Which microgreens are easiest to grow and sell?

Sunflower and pea shoots are the best starters. They germinate reliably, grow fast (8–10 days), yield well, and have broad appeal. Most customers already like the flavor, which removes the "what is this?" barrier you get with more exotic varieties.

How much can I realistically make selling microgreens?

A small operation (20–30 trays/week) can generate $300–600/week. A dedicated setup (80–100+ trays/week) with restaurant accounts and market presence can hit $1,500–2,500+/week. Margins are typically 70–85%, which is significantly higher than most vegetable crops.

How do I get my first restaurant client?

Walk in with a free sample tray during a slow period (Tuesday or Wednesday afternoon). Ask for the chef, not the manager. Let them taste it. Leave a price sheet and your contact info. Follow up in three days. Most restaurant microgreen relationships start with a free tray that impresses a chef.

Do I need a permit to sell microgreens?

Requirements vary by province and sales channel. In Quebec, direct farm-to-consumer sales at markets typically have fewer requirements than selling to restaurants or retailers. Check with MAPAQ for current regulations specific to your situation.

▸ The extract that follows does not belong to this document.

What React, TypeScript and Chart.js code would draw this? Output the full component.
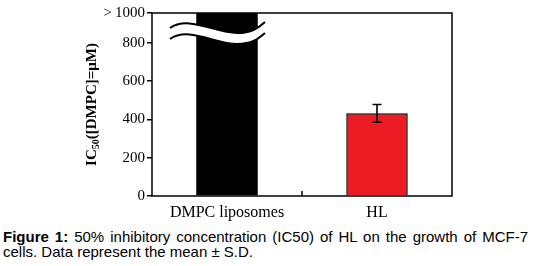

How do I keep microgreens fresh for 5–7 days?

Harvest in the morning, avoid washing unless necessary, store immediately at 2–4°C, and use clamshell containers with ventilation holes. Selling live trays (roots still in growing medium) extends shelf life by an extra 2–3 days and commands a higher price.

How do I build repeat customers for microgreens?

Microgreens naturally need replacing every week, which makes them perfect for a notification-based sales model. Collect subscriber info at markets with a QR code, then send a weekly text or email when the new batch is ready. Consistency is key—same day, same time, every week.